The good news is that any further forgiveness under the new regulation is on hold due to an injunction from the 5th Circuit Court of Appeals (this injunction applies to the closed school discharge plan as well).

Closed School Discharge (Existing and extended plan – still active, though recent changes are paused during a court case)

Borrowers whose school closes while they are still enrolled or shortly after they have withdrawn can have their student loans forgiven. The Biden administration imposed new regulations that loosened the requirements and has used this as an excuse to forgive other loans as well. For example, Biden forgave $1.5 billion in debt for students from ITT Technical Institute, even if they didn’t qualify for a discharge. Further forgiveness under the new regulations has been paused by the 5th Circuit Court of Appeals until courts determine whether the new regulations are legal. However, the administration can still forgive loans under the previous iteration of these regulations.

Total and Permanent Disability Discharge (Existing and extended plan –active)

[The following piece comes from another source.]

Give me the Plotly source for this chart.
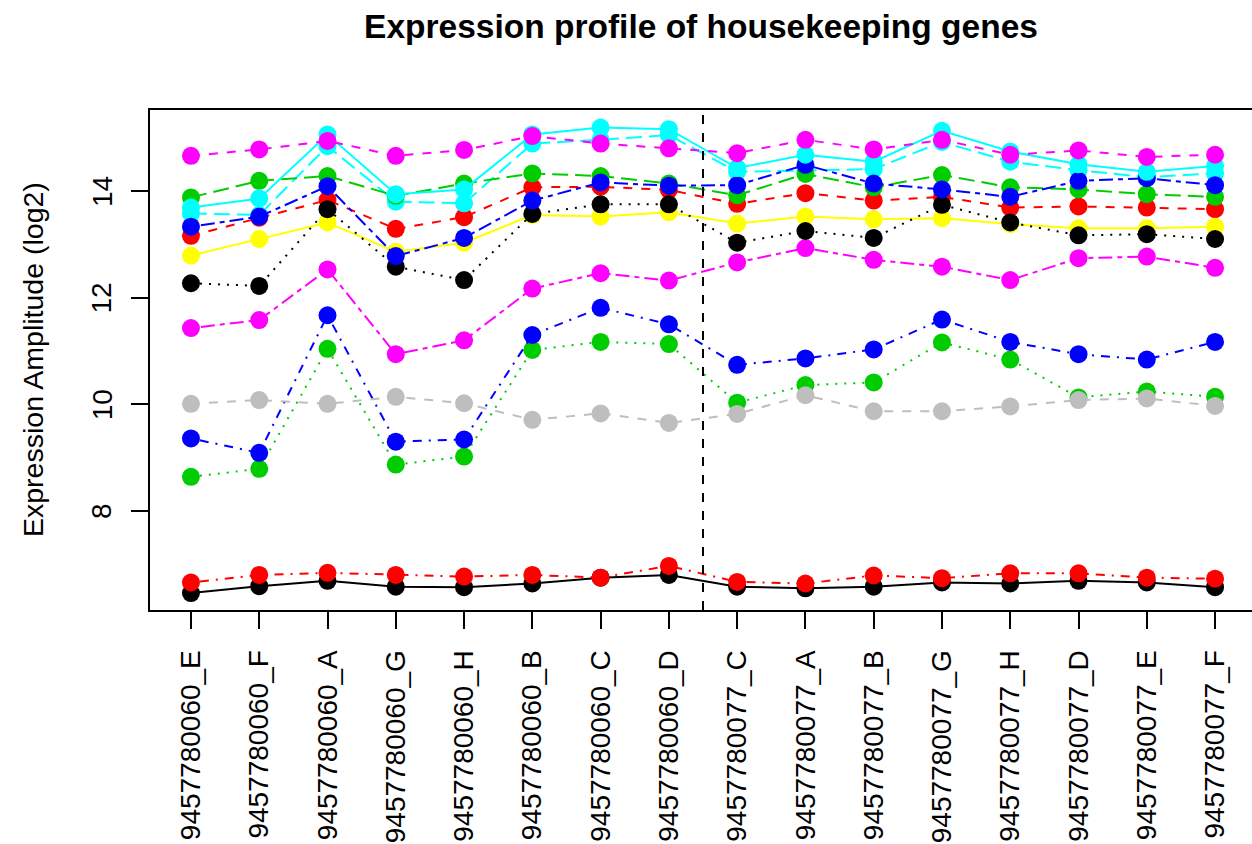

Borrowers who are unable to work due to a permanent disability can have their loans forgiven. Historically this was very rare. And to protect against fraud, the income of borrowers who had their debt forgiven was monitored to ensure that they really couldn’t work. The Biden administration both expanded eligibility and dropped fraud detection efforts. In particular, in 2021, regulations were introduced that “provided automatic forgiveness for borrowers who were identified as eligible for a total and permanent disability discharge through a data match with the Social Security Administration. The Department had been using such a match for years to identify eligible borrowers but required them to opt in to receive relief.” Switching to the opt‐​out model dramatically increased the number of borrowers receiving forgiveness. As a result of these changes, forgiveness under total and permanent disability discharge to spike from negligible amounts to $14.1 billion.

Waiving Interest

Another method the Biden administration is using to forgive loans is to waive interest. This plan is somewhat unique in that it is usually a component of another forgiveness plan, but the goal and methods are unique enough to warrant its own category.

Waiving interest has been implemented primarily through three mechanisms. The first was the student loan payment pause, which as noted above waived interest for three and a half years. The second were regulations that took effect in July 2023 that “ceased capitalizing interest in all situations where it is not required by statute (87 FR 65904). This includes when a borrower enters repayment, exits a forbearance, leaves any IDR plan besides Income‐​Based Repayment (IBR), and enters default.” And the third is the SAVE repayment plan, which waives any unpaid interest.


In sum, Biden’s administration has been the most aggressive in history regarding student loan forgiveness. Despite many setbacks, the administration has cancelled a massive amount of debt ($167 billion and counting), with most of the burden on taxpayers still to come from future repayments that will no longer be made. And while many of its attempts to forgive student loans have been stymied, there are still many active plans in play, with more on the horizon.